## EXERCISE AIM
Quote the whole listing verbatim.

:::

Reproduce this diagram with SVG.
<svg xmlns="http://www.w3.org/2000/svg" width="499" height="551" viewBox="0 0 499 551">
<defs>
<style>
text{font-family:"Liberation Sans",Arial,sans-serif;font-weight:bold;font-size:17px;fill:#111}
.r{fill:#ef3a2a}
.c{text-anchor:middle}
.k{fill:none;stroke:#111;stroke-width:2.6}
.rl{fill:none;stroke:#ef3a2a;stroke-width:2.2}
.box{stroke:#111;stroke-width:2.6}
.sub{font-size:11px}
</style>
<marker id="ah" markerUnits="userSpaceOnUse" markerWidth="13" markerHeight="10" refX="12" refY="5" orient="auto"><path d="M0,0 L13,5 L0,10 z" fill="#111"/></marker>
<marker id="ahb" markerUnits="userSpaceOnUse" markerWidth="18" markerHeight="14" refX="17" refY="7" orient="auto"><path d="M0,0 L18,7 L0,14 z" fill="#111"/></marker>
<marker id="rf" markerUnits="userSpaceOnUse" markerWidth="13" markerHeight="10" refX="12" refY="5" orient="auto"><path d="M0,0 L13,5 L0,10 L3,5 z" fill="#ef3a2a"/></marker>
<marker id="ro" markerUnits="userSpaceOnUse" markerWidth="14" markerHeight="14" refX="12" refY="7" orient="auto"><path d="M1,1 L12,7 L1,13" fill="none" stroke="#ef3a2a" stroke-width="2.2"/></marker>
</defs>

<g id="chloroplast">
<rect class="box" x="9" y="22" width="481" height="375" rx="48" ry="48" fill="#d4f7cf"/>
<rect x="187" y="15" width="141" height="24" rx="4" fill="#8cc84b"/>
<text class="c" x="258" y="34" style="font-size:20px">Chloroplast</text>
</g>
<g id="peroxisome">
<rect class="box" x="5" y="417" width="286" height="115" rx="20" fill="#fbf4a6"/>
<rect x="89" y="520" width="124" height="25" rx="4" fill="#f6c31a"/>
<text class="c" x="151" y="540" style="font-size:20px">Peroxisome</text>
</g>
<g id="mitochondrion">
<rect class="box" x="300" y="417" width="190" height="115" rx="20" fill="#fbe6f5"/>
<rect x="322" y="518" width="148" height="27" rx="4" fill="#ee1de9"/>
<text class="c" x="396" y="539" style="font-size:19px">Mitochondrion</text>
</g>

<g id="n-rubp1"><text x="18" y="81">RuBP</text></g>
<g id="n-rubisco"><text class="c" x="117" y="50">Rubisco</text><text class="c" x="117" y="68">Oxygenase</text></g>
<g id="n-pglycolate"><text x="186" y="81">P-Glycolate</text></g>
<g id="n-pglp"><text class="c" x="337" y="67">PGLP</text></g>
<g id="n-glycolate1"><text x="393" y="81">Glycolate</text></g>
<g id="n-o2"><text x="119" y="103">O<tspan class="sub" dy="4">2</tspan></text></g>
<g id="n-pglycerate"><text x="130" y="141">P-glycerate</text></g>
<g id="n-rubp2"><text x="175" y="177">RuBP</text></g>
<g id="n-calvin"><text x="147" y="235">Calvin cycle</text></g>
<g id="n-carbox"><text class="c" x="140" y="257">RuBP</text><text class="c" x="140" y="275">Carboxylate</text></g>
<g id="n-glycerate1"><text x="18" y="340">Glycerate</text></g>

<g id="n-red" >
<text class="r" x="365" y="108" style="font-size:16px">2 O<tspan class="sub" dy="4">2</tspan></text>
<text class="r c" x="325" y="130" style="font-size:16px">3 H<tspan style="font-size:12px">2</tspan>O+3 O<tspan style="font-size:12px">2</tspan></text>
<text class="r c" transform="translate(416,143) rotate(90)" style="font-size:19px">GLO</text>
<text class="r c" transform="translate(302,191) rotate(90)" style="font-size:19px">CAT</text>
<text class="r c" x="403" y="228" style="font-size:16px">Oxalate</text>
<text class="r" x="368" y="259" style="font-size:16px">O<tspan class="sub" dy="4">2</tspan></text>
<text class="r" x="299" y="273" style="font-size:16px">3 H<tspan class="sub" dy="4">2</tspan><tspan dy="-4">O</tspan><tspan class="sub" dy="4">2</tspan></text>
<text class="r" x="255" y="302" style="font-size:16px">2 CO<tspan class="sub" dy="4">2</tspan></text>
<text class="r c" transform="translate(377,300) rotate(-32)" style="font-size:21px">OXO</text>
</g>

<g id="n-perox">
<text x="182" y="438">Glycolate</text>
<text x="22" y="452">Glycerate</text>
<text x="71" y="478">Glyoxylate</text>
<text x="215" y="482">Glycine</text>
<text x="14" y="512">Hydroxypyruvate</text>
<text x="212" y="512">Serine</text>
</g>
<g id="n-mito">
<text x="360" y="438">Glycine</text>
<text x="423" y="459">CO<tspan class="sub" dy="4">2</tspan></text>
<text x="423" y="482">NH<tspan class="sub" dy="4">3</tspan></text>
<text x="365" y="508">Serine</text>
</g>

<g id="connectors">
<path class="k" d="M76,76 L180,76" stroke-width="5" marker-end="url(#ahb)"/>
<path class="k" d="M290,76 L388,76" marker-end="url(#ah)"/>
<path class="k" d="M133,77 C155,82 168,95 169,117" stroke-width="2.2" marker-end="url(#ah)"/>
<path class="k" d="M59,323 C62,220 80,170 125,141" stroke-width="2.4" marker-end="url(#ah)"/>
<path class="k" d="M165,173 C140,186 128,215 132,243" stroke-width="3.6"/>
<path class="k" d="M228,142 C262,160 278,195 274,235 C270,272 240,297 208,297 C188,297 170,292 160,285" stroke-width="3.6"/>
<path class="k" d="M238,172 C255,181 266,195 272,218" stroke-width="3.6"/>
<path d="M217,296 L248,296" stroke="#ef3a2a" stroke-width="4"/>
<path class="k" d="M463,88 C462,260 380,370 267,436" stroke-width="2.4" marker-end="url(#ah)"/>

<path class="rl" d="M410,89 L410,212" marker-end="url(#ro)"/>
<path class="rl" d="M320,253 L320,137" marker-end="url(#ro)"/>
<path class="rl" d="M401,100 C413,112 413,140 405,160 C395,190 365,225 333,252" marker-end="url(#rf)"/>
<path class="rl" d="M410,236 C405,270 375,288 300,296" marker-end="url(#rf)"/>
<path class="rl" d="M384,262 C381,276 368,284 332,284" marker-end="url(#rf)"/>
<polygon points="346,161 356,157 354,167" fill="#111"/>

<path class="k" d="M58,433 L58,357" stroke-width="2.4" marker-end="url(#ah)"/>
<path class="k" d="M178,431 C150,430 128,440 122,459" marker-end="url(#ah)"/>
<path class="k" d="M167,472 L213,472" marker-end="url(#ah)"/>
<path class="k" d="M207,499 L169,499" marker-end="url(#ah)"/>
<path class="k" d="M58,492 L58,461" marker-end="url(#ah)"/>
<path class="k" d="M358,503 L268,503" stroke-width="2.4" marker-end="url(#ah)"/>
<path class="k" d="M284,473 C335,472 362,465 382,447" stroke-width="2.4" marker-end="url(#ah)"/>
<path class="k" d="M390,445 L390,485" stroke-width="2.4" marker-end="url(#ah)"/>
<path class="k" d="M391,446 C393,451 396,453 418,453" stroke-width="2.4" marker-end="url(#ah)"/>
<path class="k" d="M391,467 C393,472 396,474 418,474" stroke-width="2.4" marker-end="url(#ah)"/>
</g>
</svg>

:::

## SOLUTION BELOW
Reproduce this diagram with SVG.
<svg xmlns="http://www.w3.org/2000/svg" width="499" height="551" viewBox="0 0 499 551">
<defs>
<style>
text{font-family:"Liberation Sans",Arial,sans-serif;font-weight:bold;font-size:17px;fill:#111}
.r{fill:#ef3a2a}
.c{text-anchor:middle}
.k{fill:none;stroke:#111;stroke-width:2.6}
.rl{fill:none;stroke:#ef3a2a;stroke-width:2.2}
.box{stroke:#111;stroke-width:2.6}
.sub{font-size:11px}
</style>
<marker id="ah" markerUnits="userSpaceOnUse" markerWidth="13" markerHeight="10" refX="12" refY="5" orient="auto"><path d="M0,0 L13,5 L0,10 z" fill="#111"/></marker>
<marker id="ahb" markerUnits="userSpaceOnUse" markerWidth="18" markerHeight="14" refX="17" refY="7" orient="auto"><path d="M0,0 L18,7 L0,14 z" fill="#111"/></marker>
<marker id="rf" markerUnits="userSpaceOnUse" markerWidth="13" markerHeight="10" refX="12" refY="5" orient="auto"><path d="M0,0 L13,5 L0,10 L3,5 z" fill="#ef3a2a"/></marker>
<marker id="ro" markerUnits="userSpaceOnUse" markerWidth="14" markerHeight="14" refX="12" refY="7" orient="auto"><path d="M1,1 L12,7 L1,13" fill="none" stroke="#ef3a2a" stroke-width="2.2"/></marker>
</defs>

<g id="chloroplast">
<rect class="box" x="9" y="22" width="481" height="375" rx="48" ry="48" fill="#d4f7cf"/>
<rect x="187" y="15" width="141" height="24" rx="4" fill="#8cc84b"/>
<text class="c" x="258" y="34" style="font-size:20px">Chloroplast</text>
</g>
<g id="peroxisome">
<rect class="box" x="5" y="417" width="286" height="115" rx="20" fill="#fbf4a6"/>
<rect x="89" y="520" width="124" height="25" rx="4" fill="#f6c31a"/>
<text class="c" x="151" y="540" style="font-size:20px">Peroxisome</text>
</g>
<g id="mitochondrion">
<rect class="box" x="300" y="417" width="190" height="115" rx="20" fill="#fbe6f5"/>
<rect x="322" y="518" width="148" height="27" rx="4" fill="#ee1de9"/>
<text class="c" x="396" y="539" style="font-size:19px">Mitochondrion</text>
</g>

<g id="n-rubp1"><text x="18" y="81">RuBP</text></g>
<g id="n-rubisco"><text class="c" x="117" y="50">Rubisco</text><text class="c" x="117" y="68">Oxygenase</text></g>
<g id="n-pglycolate"><text x="186" y="81">P-Glycolate</text></g>
<g id="n-pglp"><text class="c" x="337" y="67">PGLP</text></g>
<g id="n-glycolate1"><text x="393" y="81">Glycolate</text></g>
<g id="n-o2"><text x="119" y="103">O<tspan class="sub" dy="4">2</tspan></text></g>
<g id="n-pglycerate"><text x="130" y="141">P-glycerate</text></g>
<g id="n-rubp2"><text x="175" y="177">RuBP</text></g>
<g id="n-calvin"><text x="147" y="235">Calvin cycle</text></g>
<g id="n-carbox"><text class="c" x="140" y="257">RuBP</text><text class="c" x="140" y="275">Carboxylate</text></g>
<g id="n-glycerate1"><text x="18" y="340">Glycerate</text></g>

<g id="n-red" >
<text class="r" x="365" y="108" style="font-size:16px">2 O<tspan class="sub" dy="4">2</tspan></text>
<text class="r c" x="325" y="130" style="font-size:16px">3 H<tspan style="font-size:12px">2</tspan>O+3 O<tspan style="font-size:12px">2</tspan></text>
<text class="r c" transform="translate(416,143) rotate(90)" style="font-size:19px">GLO</text>
<text class="r c" transform="translate(302,191) rotate(90)" style="font-size:19px">CAT</text>
<text class="r c" x="403" y="228" style="font-size:16px">Oxalate</text>
<text class="r" x="368" y="259" style="font-size:16px">O<tspan class="sub" dy="4">2</tspan></text>
<text class="r" x="299" y="273" style="font-size:16px">3 H<tspan class="sub" dy="4">2</tspan><tspan dy="-4">O</tspan><tspan class="sub" dy="4">2</tspan></text>
<text class="r" x="255" y="302" style="font-size:16px">2 CO<tspan class="sub" dy="4">2</tspan></text>
<text class="r c" transform="translate(377,300) rotate(-32)" style="font-size:21px">OXO</text>
</g>

<g id="n-perox">
<text x="182" y="438">Glycolate</text>
<text x="22" y="452">Glycerate</text>
<text x="71" y="478">Glyoxylate</text>
<text x="215" y="482">Glycine</text>
<text x="14" y="512">Hydroxypyruvate</text>
<text x="212" y="512">Serine</text>
</g>
<g id="n-mito">
<text x="360" y="438">Glycine</text>
<text x="423" y="459">CO<tspan class="sub" dy="4">2</tspan></text>
<text x="423" y="482">NH<tspan class="sub" dy="4">3</tspan></text>
<text x="365" y="508">Serine</text>
</g>

<g id="connectors">
<path class="k" d="M76,76 L180,76" stroke-width="5" marker-end="url(#ahb)"/>
<path class="k" d="M290,76 L388,76" marker-end="url(#ah)"/>
<path class="k" d="M133,77 C155,82 168,95 169,117" stroke-width="2.2" marker-end="url(#ah)"/>
<path class="k" d="M59,323 C62,220 80,170 125,141" stroke-width="2.4" marker-end="url(#ah)"/>
<path class="k" d="M165,173 C140,186 128,215 132,243" stroke-width="3.6"/>
<path class="k" d="M228,142 C262,160 278,195 274,235 C270,272 240,297 208,297 C188,297 170,292 160,285" stroke-width="3.6"/>
<path class="k" d="M238,172 C255,181 266,195 272,218" stroke-width="3.6"/>
<path d="M217,296 L248,296" stroke="#ef3a2a" stroke-width="4"/>
<path class="k" d="M463,88 C462,260 380,370 267,436" stroke-width="2.4" marker-end="url(#ah)"/>

<path class="rl" d="M410,89 L410,212" marker-end="url(#ro)"/>
<path class="rl" d="M320,253 L320,137" marker-end="url(#ro)"/>
<path class="rl" d="M401,100 C413,112 413,140 405,160 C395,190 365,225 333,252" marker-end="url(#rf)"/>
<path class="rl" d="M410,236 C405,270 375,288 300,296" marker-end="url(#rf)"/>
<path class="rl" d="M384,262 C381,276 368,284 332,284" marker-end="url(#rf)"/>
<polygon points="346,161 356,157 354,167" fill="#111"/>

<path class="k" d="M58,433 L58,357" stroke-width="2.4" marker-end="url(#ah)"/>
<path class="k" d="M178,431 C150,430 128,440 122,459" marker-end="url(#ah)"/>
<path class="k" d="M167,472 L213,472" marker-end="url(#ah)"/>
<path class="k" d="M207,499 L169,499" marker-end="url(#ah)"/>
<path class="k" d="M58,492 L58,461" marker-end="url(#ah)"/>
<path class="k" d="M358,503 L268,503" stroke-width="2.4" marker-end="url(#ah)"/>
<path class="k" d="M284,473 C335,472 362,465 382,447" stroke-width="2.4" marker-end="url(#ah)"/>
<path class="k" d="M390,445 L390,485" stroke-width="2.4" marker-end="url(#ah)"/>
<path class="k" d="M391,446 C393,451 396,453 418,453" stroke-width="2.4" marker-end="url(#ah)"/>
<path class="k" d="M391,467 C393,472 396,474 418,474" stroke-width="2.4" marker-end="url(#ah)"/>
</g>
</svg>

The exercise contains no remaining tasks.